The Telecom Regulatory Authority of India (TRAI) recently released draft regulations on the minimum quality benchmarks for mobile Internet service. “It is necessary to benchmark and monitor the quality of service offered by the service providers of mobile data services with various options open to the implementing agencies so that the interests of consumers are protected,” TRAI said. The TRAI has sought written comments on the draft regulations from stakeholders by July 25 and counter comments by August 1.
The draft states that it will be mandatory for an operator to activate mobile Internet services within three hours of request from a customer, with a 95 percent success rate; data download attempts should have a success rate of 90 per cent and data upload attempts should have a success rate of 85 percent; the minimum download speed provided should be recorded by the service provider and reported to TRAI; and the average throughput for packet data should be 90 percent of the subscribed speed. Among other things, the draft mentioned that the connection drop rate should be less than or equal to two percent of the total time.
Earlier this year, the Cellular Operators Association of India (COAI) expressed its resentment towards the indifference of the TRAI towards the industry’s pleas for consumer interest and sustainability of the sector. The non-government body had alleged that TRAI had been pushing flawed recommendations, along with being biased. COAI aims to aid service providers in establishing and maintaining world-class, affordable mobile services in India.
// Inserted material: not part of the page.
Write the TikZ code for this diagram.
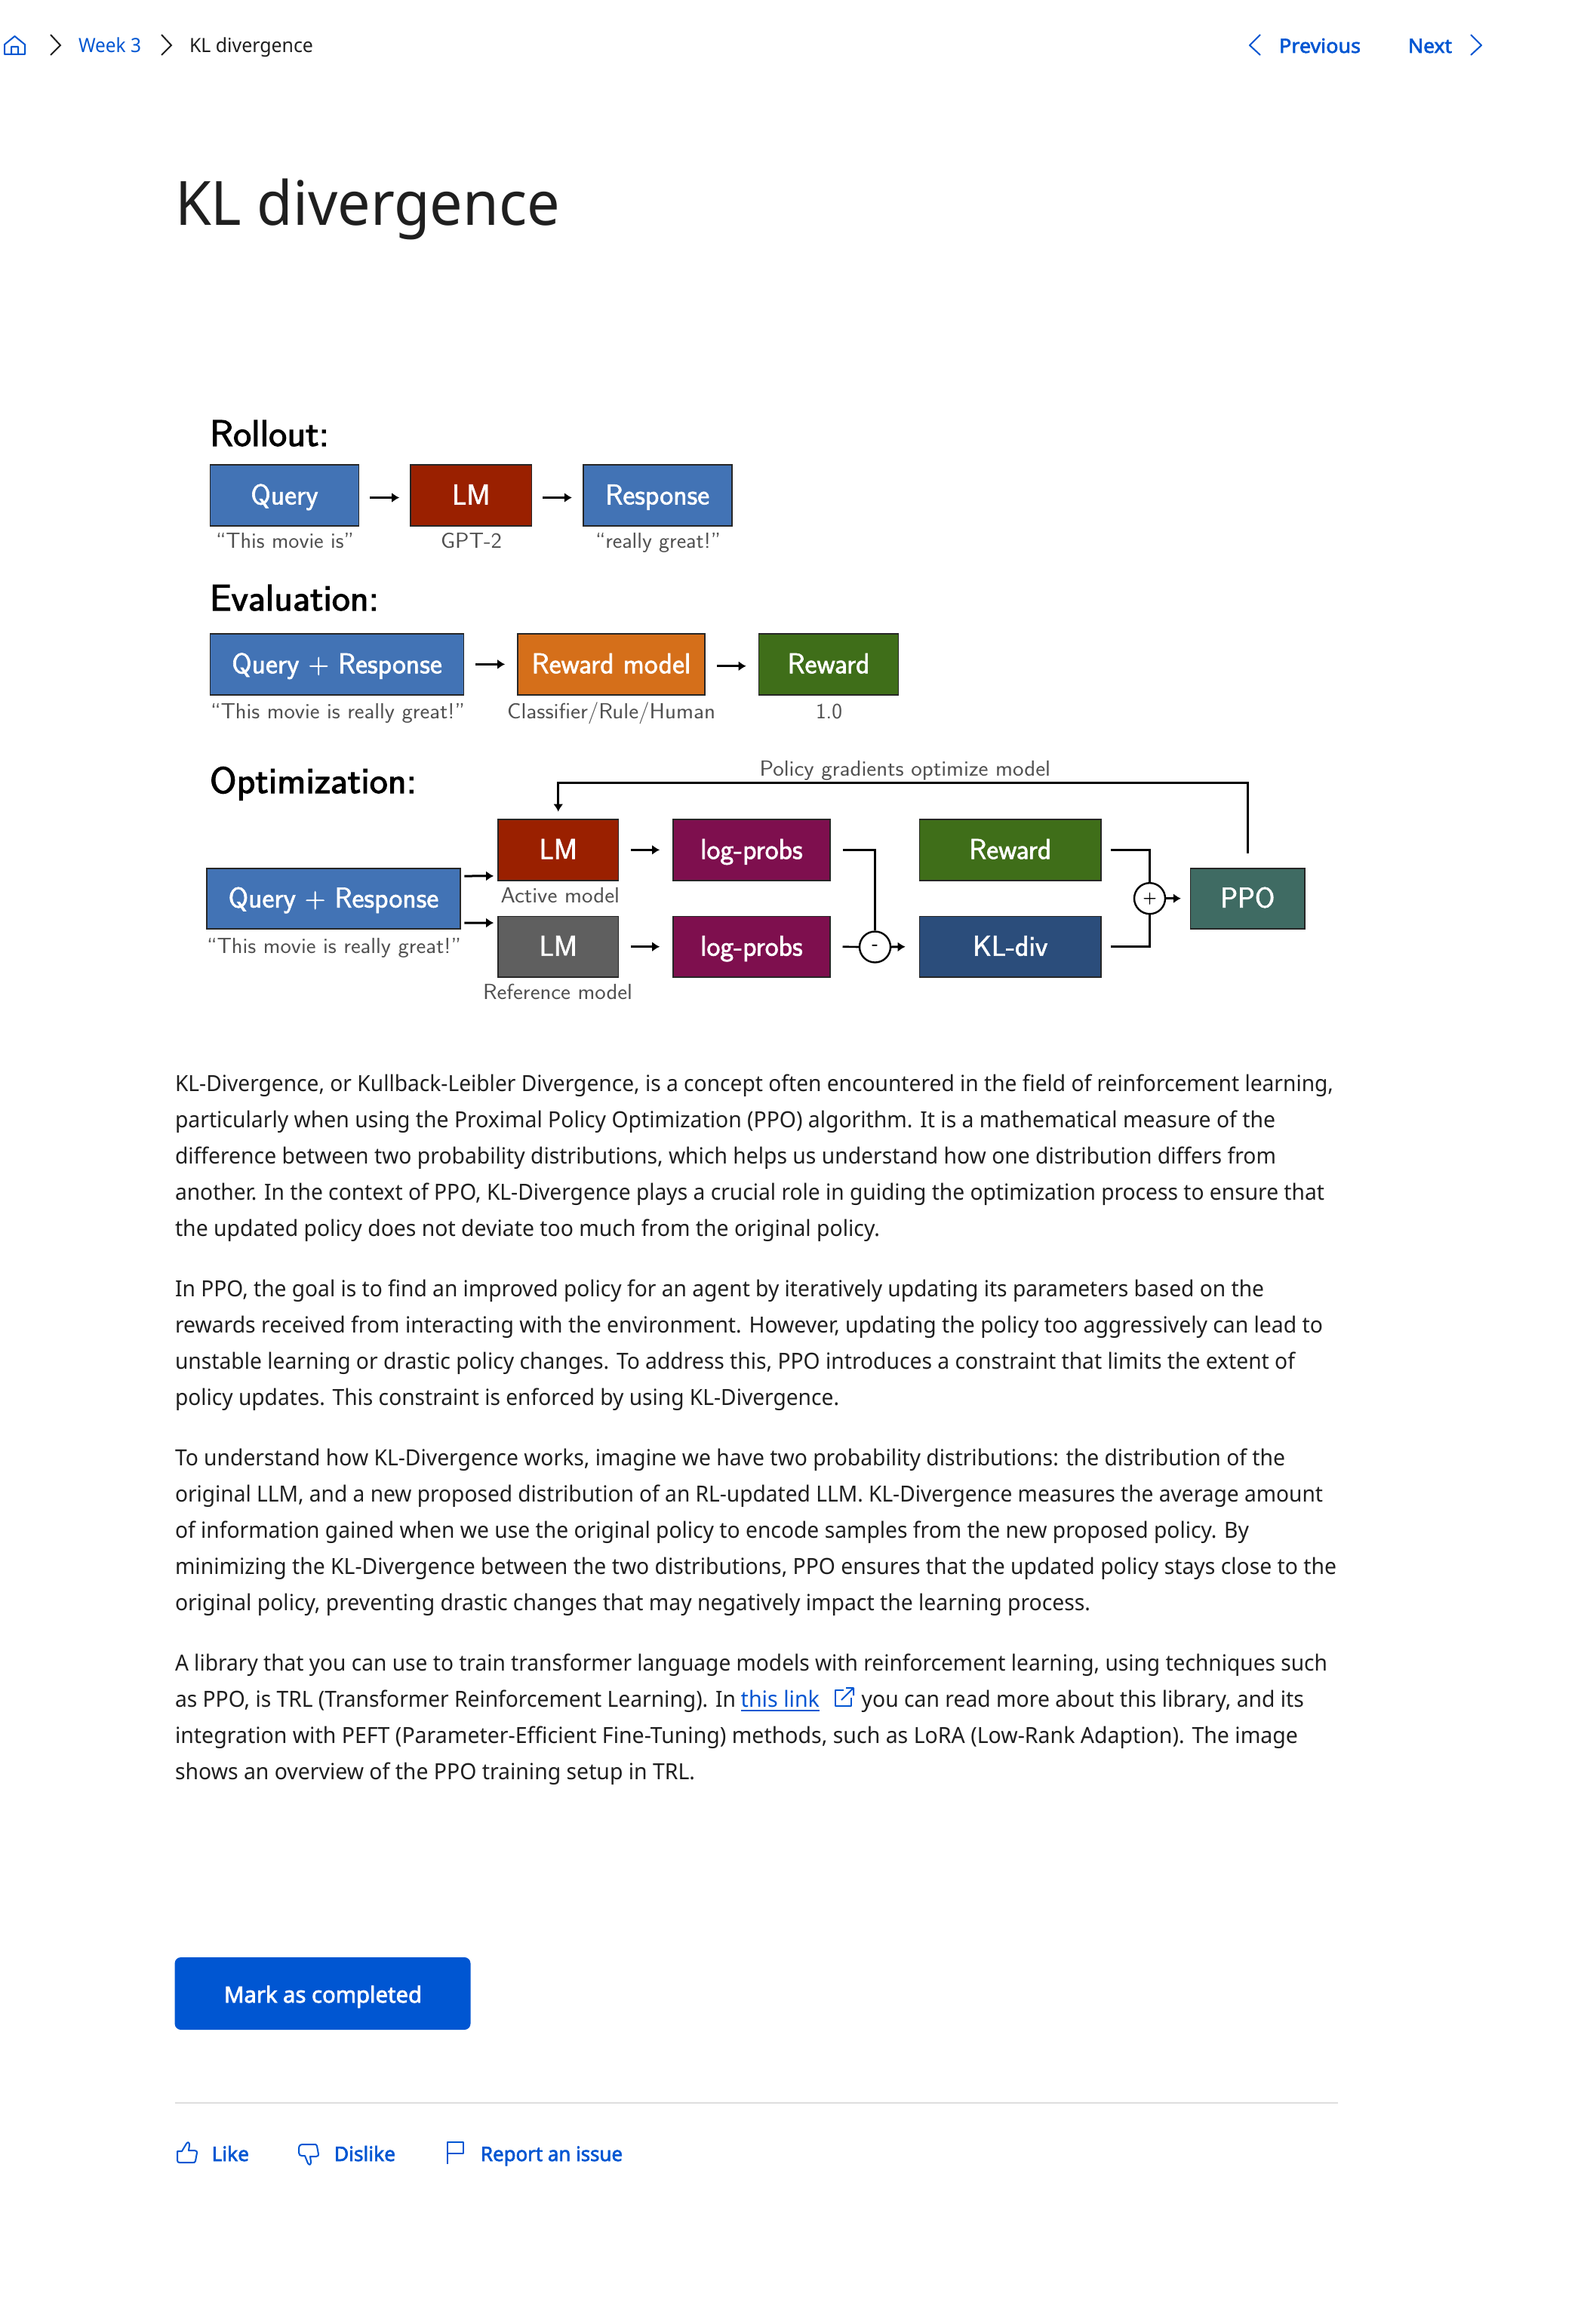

TRAI releases new draft regulations for mobile internet services
COAI also disapproved of the discriminatory environment existent between dual technology operators and GSM operators, and also the subsequent violations of the level playing field. It claimed that TRAI has ignored the industry representations and further burdened the sector with its erroneous and unfair recommendations for the reserve price for auction of spectrum. This, it believed, would further lead to serious public interest and public policy impacts and could critically be at the detriment of the consumers.
One of TRAI’s unpopular recommendations, if implemented could help the government earn revenues amounting to a staggering Rs.300,000 crore from refarming of the spectrum. A letter written by the TRAI to the secretary of the Department of Telecommunications (DoT) states that by refarming, the government can realize the true value of spectrum in the precious 900MHz and 800 MHz bands, according to previous reports. The older existing operators hold spectrum in these bands and TRAI has recommended that the 900MHz and 800MHz bands should be replaced by 1800MHz and the vacant bands be auctioned, which will account to the aforesaid sum in over four years.
“The Authority would however like to underline that spectrum required for refarming be set aside since the value to be realised from the auction of 800 and 900 MHz spectrum is very large — of the order of Rs. 3 lakh crore at the reserve price — besides involving issues of level-playing field,” said a recent letter written by TRAI secretary to DoT secretary.
Auspi (Association of Unified Telecom Service Providers of India), which represents CDMA and dual-technology mobile operators, like Sistema Shyam, Reliance Communications and Tata Teleservices has revealed that the reserve price recommended by the regulator for auctioning the 800MHz airwave band could lead to doubling of call tariffs. TRAI has also been receiving opposition from COAI and telcos also put forth that this may lead to increase in the tariff.